# Signal loss w dish 500, 522 receiver. Help!



## CantRide (Jun 20, 2010)

Please. I hate Dish Network right now. 

I also have 311 hooked to same dish.

It picks up Sat 119 and works good. 75% signal.

The 522 picks up Sat 110. Only gets like 25% if the wind blows it goes to signal loss message. Tried trimming tree. No change. Tried re aiming. Cant get it better. Tried Switch test. Tried unplugging.

When I go to system setup and find satelite, it tells me I can choose from 119 and 110. When I select 119 it locks on and shows 75% like other tv, but when I leave that screen it goes right back to 110 and crappy signal strength.

Ive had this setup for like four years. Only that has changed is the tree growth that I have severely cut back now. 

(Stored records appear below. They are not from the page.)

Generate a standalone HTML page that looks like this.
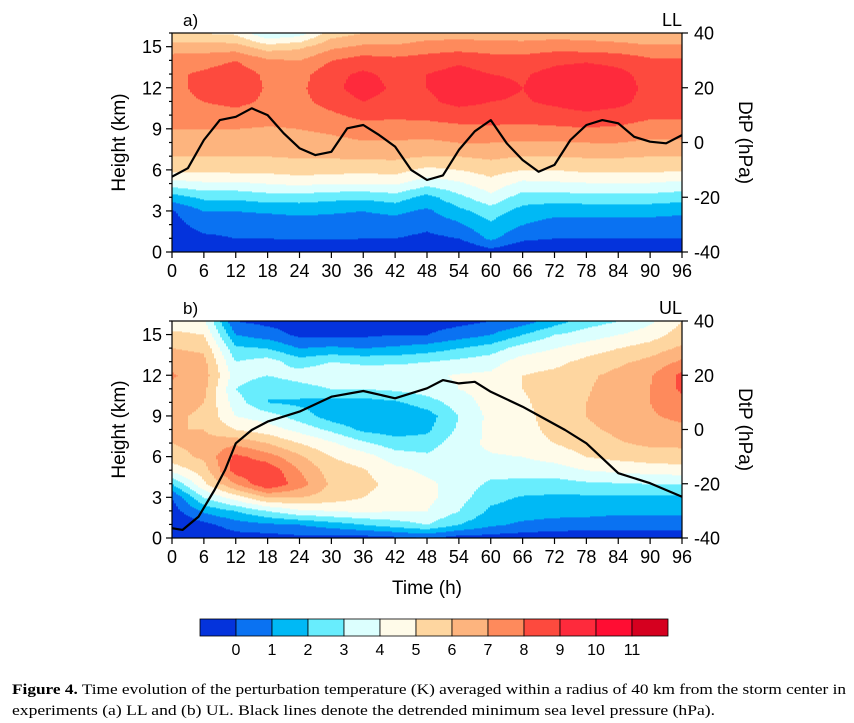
<!DOCTYPE html>
<html><head><meta charset="utf-8"><style>
html,body{margin:0;padding:0;background:#fff;}
svg{display:block;font-family:"Liberation Sans",sans-serif;}
</style></head><body>
<svg id="fig" width="854" height="723" viewBox="0 0 854 723" xmlns="http://www.w3.org/2000/svg">
<g id="pa"></g>
<g id="pb"></g>
<g id="cbar"></g>
<text x="427" y="594" font-size="19" text-anchor="middle">Time (h)</text>
<text x="12" y="694" font-family="Liberation Serif, serif" font-size="15" textLength="834" lengthAdjust="spacingAndGlyphs"><tspan font-weight="bold">Figure 4.</tspan> Time evolution of the perturbation temperature (K) averaged within a radius of 40 km from the storm center in</text>
<text x="12" y="715" font-family="Liberation Serif, serif" font-size="15" textLength="703" lengthAdjust="spacingAndGlyphs">experiments (a) LL and (b) UL. Black lines denote the detrended minimum sea level pressure (hPa).</text>
</svg>
<script>
const levelColors=["#0433dc","#0a72f2","#00b9f5","#68edfd","#dcfffe","#fffbe9","#fed6a0","#fdb47e","#fe8a5c","#fd4a3e","#fe2a3c","#ff0d33","#d5001f"];
const levelLabels=[0,1,2,3,4,5,6,7,8,9,10,11];
const gridTimes=[0,6,12,18,24,30,36,42,48,54,60,66,72,78,84,90,96];
const gridHeights=[0,1,2,3,4,5,6,7,8,9,10,11,12,13,14,15,16];
const tempLL=[
[-2,-1,-0.5,-0.1,1.5,3.5,5.3,6,6.5,7,7.5,7.8,7.8,7.8,7.5,6.5,5],
[-1.5,-0.3,0.5,1,2.2,3.8,5.2,6,6.6,7,7.5,8,8.2,8.2,7.6,6.5,5],
[-1.5,0,0.5,1,2.2,3.8,5.3,6,6.5,7,7.6,8.3,8.6,8.6,8.0,6.5,4.8],
[-1.5,0,0.5,1.1,2.5,4,5.3,6,6.5,6.9,7.4,7.8,7.9,7.8,7.2,5.5,3],
[-1.3,0.1,0.6,1.2,2.5,4.2,5.5,6.1,6.6,7,7.4,7.7,7.8,7.6,7.0,5.8,3.5],
[-1.3,0.1,0.6,1.1,2.3,4,5.4,6.1,6.7,7.2,7.8,8.4,8.7,8.7,8,6.8,5.5],
[-1.3,0,0.5,1,2.2,4,5.3,6.2,6.9,7.5,8.3,9,9.5,9.2,8.5,7.2,6],
[-1.2,0,0.6,1.2,2.5,4.1,5.4,6.2,6.9,7.5,8.2,8.6,8.8,8.7,8.3,7.2,6],
[-1,-0.3,0.3,0.8,1.6,3.3,4.7,6,6.8,7.5,8.3,8.8,9,9,8.5,7.5,6.5],
[-1.2,0,0.8,1.7,2.7,3.8,5,6,7,7.7,8.5,9.3,9.5,9.4,8.8,7.6,6.5],
[-0.5,1.2,1.8,2.5,3.7,4.6,5.4,6.2,7,7.8,8.5,9,9.3,9,8.5,7.5,6.5],
[-1,0.2,1,1.6,2.5,3.7,5,6,6.9,7.7,8.5,8.9,9,8.9,8.5,7.4,6.5],
[-1.3,0,0.6,1.3,2.5,3.8,5,6,6.9,7.8,8.6,9.2,9.4,9.3,8.8,7.6,6.5],
[-1.2,0,0.6,1.3,2.6,3.9,5.2,6.1,7,7.9,8.8,9.5,9.8,9.6,8.9,7.5,6.5],
[-1.2,0,0.6,1.3,2.6,3.9,5.2,6.1,7,7.8,8.6,9.3,9.5,9.3,8.7,7.4,6.3],
[-1.2,0,0.6,1.3,2.6,3.9,5.2,6,6.8,7.5,8.2,8.6,8.7,8.6,8.2,7.2,6],
[-1.2,0,0.5,1.2,2.4,3.7,5.1,6,6.8,7.5,8.2,8.5,8.6,8.6,8.2,7.2,6]];
const tempUL=[
[-1,-1,-0.5,0,2,4.3,5.6,6,6,6.2,6.5,6.8,7.1,6.7,6,5.3,4.3],
[-1,-0.3,1.2,3,4.8,5.5,6.2,6.3,6,5.8,6,6.3,6.5,6.3,5.8,5,4.2],
[-0.5,0.5,2,4.5,7,8.5,8.3,6.8,5,4,3.5,3,3.5,3,2.2,1,0],
[-0.5,0.8,3,6,9,8.8,7.5,6,4.5,3.5,2,2,3,3.5,2,0.5,-0.3],
[-0.3,1,3.8,6,7.5,7,6.2,5,3.7,2.5,1.8,2.5,3.5,2.5,1,-0.2,-0.5],
[-0.5,1.5,4,5.5,5.8,5.5,5,4.2,2.8,1.5,1.5,3,3.8,3,1.2,-0.2,-0.5],
[-0.5,2,4.2,5,5.3,5.1,4.5,3.2,1.8,1,1.5,3,3.7,2.8,1,-0.2,-0.5],
[-0.3,2.5,4,4.5,4.7,4.3,3.5,2.5,1.5,1,1.8,3.2,3.8,2.8,1.2,0,-0.5],
[0,3,4,4.3,4.2,3.8,3.2,2.5,1.8,1.5,2.5,3.5,3.8,3,1.5,0,-0.5],
[-0.5,2,3,3.4,3.6,3.8,3.8,3.6,3.2,3,3.5,4,4.1,3.3,2,0.5,-0.3],
[-0.5,1.2,1.8,2.3,2.8,3.4,3.9,4.2,4.3,4.3,4.4,4.4,4.2,3.6,2.5,1,0],
[-0.6,0.8,1.5,1.9,2.7,3.4,4,4.4,4.5,4.6,4.8,5,5,4.5,3.5,2,0.5],
[-0.7,0.6,1.4,1.8,2.6,3.5,4.4,5,5.4,5.6,5.6,5.5,5.3,4.7,4,3,1.5],
[-0.8,0.6,1.3,1.8,2.8,4,5,5.5,5.8,6,6,5.9,5.8,5.3,4.5,3.5,2.5],
[-0.8,0.5,1.2,1.8,2.9,4.2,5.3,5.9,6.2,6.5,6.5,6.5,6.3,5.8,5,4,3],
[-0.8,0.5,1.2,1.8,3,4.4,5.5,6.2,6.6,6.9,7,7,6.9,6.3,5.5,4.5,3.8],
[-0.8,0.5,1.2,1.8,3,4.5,5.6,6.2,6.8,7.2,7.6,8.2,8.3,7.2,6.2,5.5,5]];
const lineTimesLL=[0,3,6,9,12,15,18,21,24,27,30,33,36,39,42,45,48,51,54,57,60,63,66,69,72,75,78,81,84,87,90,93,96];
const dtpLL=[-12.5,-9.4,0.9,8.2,9.4,12.5,10,3.4,-2.1,-4.6,-3.4,5.2,6.4,2.7,-1.5,-10,-13.7,-12,-2.7,4.1,8.2,-0.3,-6.4,-10.7,-8.2,0.9,6.4,8.2,7,2.1,0.3,-0.3,2.7];
const lineTimesUL=[0,2,5,8,10,12,15,18,24,30,36,42,48,51,54,57,60,66,70,74,78,84,90,96];
const dtpUL=[-36.4,-37,-32.1,-22.3,-14.9,-5.1,-0.2,2.9,6.6,12.1,14.2,11.5,15.2,18.2,17,17.6,13.9,8.4,4.1,-0.2,-5.1,-16.1,-19.8,-24.8];
const xTicks=[0,6,12,18,24,30,36,42,48,54,60,66,72,78,84,90,96];
const yTicks=[0,3,6,9,12,15];
const rTicks=[-40,-20,0,20,40];

const NS="http://www.w3.org/2000/svg";
function mk(tag,attrs,parent){const e=document.createElementNS(NS,tag);for(const k in attrs)e.setAttribute(k,attrs[k]);parent.appendChild(e);return e;}
function colorIndex(v){let i=0;while(i<levelLabels.length&&v>=levelLabels[i])i++;return i;}
function sample(grid,t,z){
  let i=Math.min(gridTimes.length-2,Math.floor(t/6)); let ft=(t-gridTimes[i])/6;
  let j=Math.min(gridHeights.length-2,Math.floor(z)); let fz=z-gridHeights[j];
  const a=grid[i][j],b=grid[i+1][j],c=grid[i][j+1],d=grid[i+1][j+1];
  return (a*(1-ft)+b*ft)*(1-fz)+(c*(1-ft)+d*ft)*fz;
}
function panel(g,grid,times,dtp,top,bot,letter,tag){
  const x0=172,x1=682;
  const X=t=>x0+(t/96)*(x1-x0);
  const Y=z=>bot-(z/16)*(bot-top);
  const R=p=>bot-((p+40)/80)*(bot-top);
  const field=mk('g',{},g);
  
  
  const step=2;
  for(let px=x0;px<x1;px+=step){
    const t=((px+step/2)-x0)/(x1-x0)*96;
    let runStart=bot,runCol=-1;
    for(let py=bot;py>=top-0.01;py-=1){
      const z=Math.max(0,Math.min(16,(bot-(py-0.5))/(bot-top)*16));
      const ci=py<=top?-2:colorIndex(sample(grid,t,z));
      if(ci!==runCol){
        if(runCol>=0){const r=mk('rect',{x:px,y:py,width:step+0.4,height:runStart-py+0.4,fill:levelColors[runCol]},field);
          
          }
        runStart=py;runCol=ci;
      }
    }
  }
  let d='';
  times.forEach((t,k)=>{d+=(k?'L':'M')+X(t).toFixed(1)+' '+R(dtp[k]).toFixed(1);});
  const ln=mk('path',{d:d,fill:'none',stroke:'#000','stroke-width':2.2,'stroke-linejoin':'round'},g);
  
  
  const fr=mk('rect',{x:x0,y:top,width:x1-x0,height:bot-top,fill:'none',stroke:'#000','stroke-width':1.2},g);
  
  
  xTicks.forEach(t=>{
    mk('line',{x1:X(t),x2:X(t),y1:bot,y2:bot+6,stroke:'#000','stroke-width':1.2},g);
    const tx=mk('text',{x:X(t),y:bot+25,'font-size':18,'text-anchor':'middle'},g);
    tx.textContent=t;
    
    
  });
  for(let z=0;z<=16;z++){mk('line',{x1:x0,x2:x0-(z%3===0?6:3),y1:Y(z),y2:Y(z),stroke:'#000','stroke-width':1.2},g);}
  yTicks.forEach(z=>{
    const tx=mk('text',{x:x0-10,y:Y(z)+6.5,'font-size':18,'text-anchor':'end'},g);
    tx.textContent=z;
    
    
  });
  rTicks.forEach(p=>{
    mk('line',{x1:x1,x2:x1+6,y1:R(p),y2:R(p),stroke:'#000','stroke-width':1.2},g);
    const tx=mk('text',{x:x1+12,y:R(p)+6.5,'font-size':18},g);
    tx.textContent=p;
    
    
  });
  const cy=(top+bot)/2;
  const yl=mk('text',{x:0,y:0,'font-size':19,'text-anchor':'middle',transform:`translate(125 ${cy}) rotate(-90)`},g);
  yl.textContent='Height (km)';
  
  
  const rl=mk('text',{x:0,y:0,'font-size':19,'text-anchor':'middle',transform:`translate(739 ${cy}) rotate(90)`},g);
  rl.textContent='DtP (hPa)';
  
  
  const pl=mk('text',{x:183,y:top-7,'font-size':17},g);
  pl.textContent=letter;
  
  
  const tg=mk('text',{x:682,y:top-7,'font-size':18,'text-anchor':'end'},g);
  tg.textContent=tag;
  
  
}
panel(document.getElementById('pa'),tempLL,lineTimesLL,dtpLL,33,252,'a)','LL');
panel(document.getElementById('pb'),tempUL,lineTimesUL,dtpUL,321,538,'b)','UL');
const cb=document.getElementById('cbar');
const cbx0=200,cbx1=668,cbt=619,cbb=636,bw=(cbx1-cbx0)/levelColors.length;
levelColors.forEach((c,i)=>{
  const r=mk('rect',{x:cbx0+i*bw,y:cbt,width:bw,height:cbb-cbt,fill:c,stroke:'#000','stroke-width':0.8},cb);
  
  
});
levelLabels.forEach((l,i)=>{
  const tx=mk('text',{x:cbx0+(i+1)*bw,y:655,'font-size':16,'text-anchor':'middle'},cb);
  tx.textContent=l;
  
  
});
</script>
</body></html>
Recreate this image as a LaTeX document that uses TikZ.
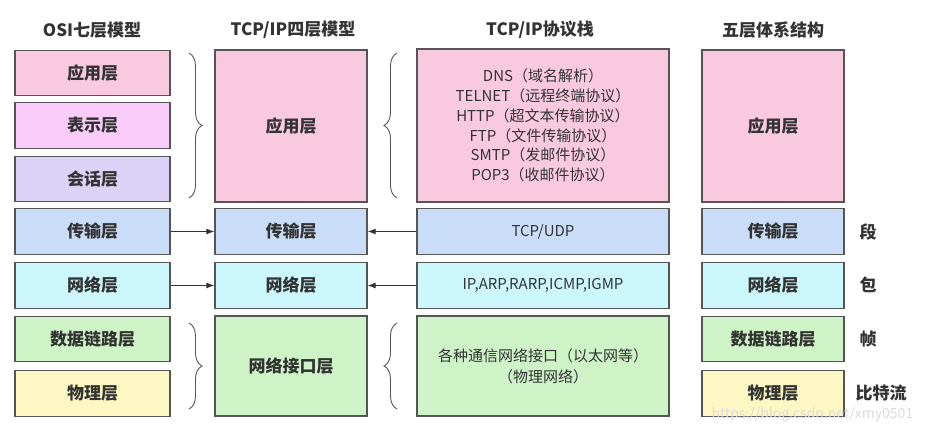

Can I somehow get my 522 to recognize and use 119? Im an idiot, please help!


----------



## scooper (Apr 22, 2002)

Sounds like you need a service call.


----------



## shadough (Dec 31, 2006)

its only looking at 110 because your tuned to a channel on 110. Try changing the channel, using the guide, to a channel on 119. Like USA or ESPN. Your message should go away but the signal issue will still be there. Could be a tree in the way and its probably NOT the limb you were trying to cut. Its probably something higher up. COuld also be a bad switch or bad connector, would need more info from you on what setup you have.


----------